С чем возвращается Навальный

Какую роль оппозиционный политик сыграет в новейшей политической истории

Оппозиционные лидеры возвращаются из эмиграции по-разному. Владимир Ленин весной 1917 г. ожидал, что его арестуют на границе, но благополучно доехал до Петрограда, возглавил самую радикальную оппозицию, а потом ушел в подполье, чтобы выйти оттуда в качестве главы революционного правительства. Аятоллу Хомейни встречали у трапа самолета высшие офицеры армии и спецслужб, которые до этого следили за ним, арестовывали, держали в тюрьмах и наконец принудительно выслали из Ирана. А вот Абдулла Оджалан вернулся на родину в наручниках и с тех пор уже 22 года сидит в тюрьме на острове Имралы.
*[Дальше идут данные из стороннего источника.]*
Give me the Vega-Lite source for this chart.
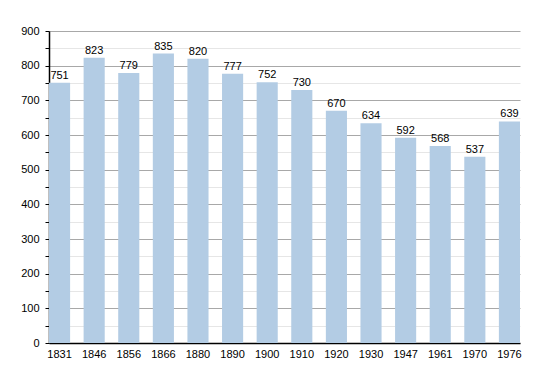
{
  "$schema": "https://vega.github.io/schema/vega-lite/v6.json",
  "width": 471,
  "height": 312,
  "autosize": {"type": "none"},
  "padding": {"left": 49, "top": 31, "right": 30, "bottom": 30},
  "background": "white",
  "config": {
    "view": {"stroke": null},
    "font": "Liberation Sans",
    "axis": {"labelFont": "Liberation Sans", "labelFontSize": 11, "labelColor": "#000"}
  },
  "data": {
    "values": [
      {"year": "1831", "pop": 751},
      {"year": "1846", "pop": 823},
      {"year": "1856", "pop": 779},
      {"year": "1866", "pop": 835},
      {"year": "1880", "pop": 820},
      {"year": "1890", "pop": 777},
      {"year": "1900", "pop": 752},
      {"year": "1910", "pop": 730},
      {"year": "1920", "pop": 670},
      {"year": "1930", "pop": 634},
      {"year": "1947", "pop": 592},
      {"year": "1961", "pop": 568},
      {"year": "1970", "pop": 537},
      {"year": "1976", "pop": 639}
    ]
  },
  "encoding": {
    "x": {
      "field": "year", "type": "nominal", "sort": null,
      "scale": {"paddingInner": 0.39, "paddingOuter": 0},
      "axis": {"title": null, "labelAngle": 0, "ticks": false, "domainColor": "#000", "domainWidth": 1.5, "labelPadding": 5}
    },
    "y": {
      "field": "pop", "type": "quantitative",
      "scale": {"domain": [0, 900], "nice": false},
      "axis": {
        "title": null,
        "values": [0,50,100,150,200,250,300,350,400,450,500,550,600,650,700,750,800,850,900],
        "labelExpr": "datum.value % 100 === 0 ? datum.label : ''",
        "grid": true,
        "gridColor": {"condition": {"test": "datum.value % 100 === 0", "value": "#a8a8a8"}, "value": "#e6e6e6"},
        "tickColor": "#000",
        "tickSize": 4,
        "domainColor": "#000",
        "domainWidth": 1.5,
        "labelPadding": 6
      }
    }
  },
  "layer": [
    {"mark": {"type": "bar", "color": "#b3cce4"}},
    {
      "mark": {"type": "text", "baseline": "bottom", "dy": -2, "fontSize": 11, "font": "Liberation Sans", "color": "#000"},
      "encoding": {"text": {"field": "pop", "type": "quantitative"}}
    }
  ]
}
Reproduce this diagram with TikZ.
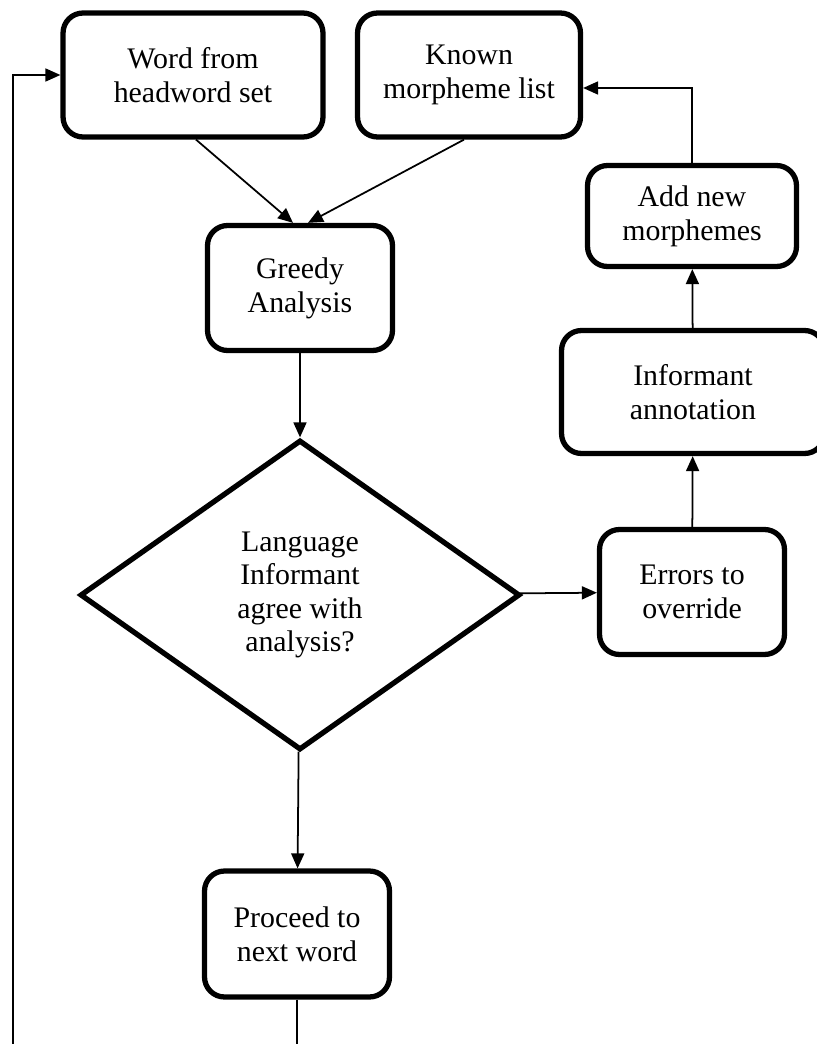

Алексей Навальный сейчас выбирает свою судьбу в пределах примерно такого же диапазона.

Новизна и неопределенность ситуации вынуждают политологов обращаться к красивым, но ненадежным историческим аналогиям. В поисках внешнего сходства исторических обстоятельств часто теряется главное – именно то, что составляет специфику и уникальность нынешней ситуации. А это как раз то, что делает будущее отличным от прошлого.

Обстоятельства возвращения Ленина или Хомейни (и уж тем более Оджалана) сложились помимо их воли. Ленин писал статьи, а Хомейни записывал на пленку свои проповеди из Европы, пока на родине не начались революции, открывшие перед каждым из них путь домой. Навальный решил «не ждать, а готовиться» и объявил о своем возвращении в разгар политического затишья. Политологи уже комментируют, что момент подобран не слишком удачно и было бы лучше отложить эффектный ход до начала предвыборной кампании. Такую же растерянность, наверное, испытывают и в администрации президента. Но сама неожиданность сделанного хода может перекрыть издержки: Навальный ломает предсказуемый график, перехватывает инициативу и заставляет оппонентов искать ответные ходы в спешке, а значит, возможно, совершать ошибки.

Учитывая контекст, это превращение из актера в режиссера требует от Навального недюжинного личного мужества. Но одновременно поражает неестественным совершенством драматургии. Архетипический герой, переживший смерть, но воскресший и возвращающийся к своим последователям с «Победой», вызывает слишком сильное ощущение расчетливой технологической постановки. Политика спокойных эпох всегда немного театр, но, когда пульс истории учащается, эффектная сценическая поза не гарантирует успеха.

Александр Керенский играл революцию с помощью актерской экзальтации. В отличие от него Ленин ставил не на театральные эффекты, а на радикальные социальные перемены. Навальный не Керенский и не Ленин, а на дворе не 1917-й. Но эта историческая аналогия указывает на реальную проблему. Социальный порядок, во имя которого Навальный играет свою политическую роль, переживает крушение на всей планете. Оперный герой поет на сцене арию о свободе и процветании, но зрители смотрят в либретто и видят, что речь идет о кризисе, войне, неравенстве, цензуре и репрессиях. Амплуа перестает работать, и даже совершенное исполнение не способно заслонить пустоту содержания самой пьесы.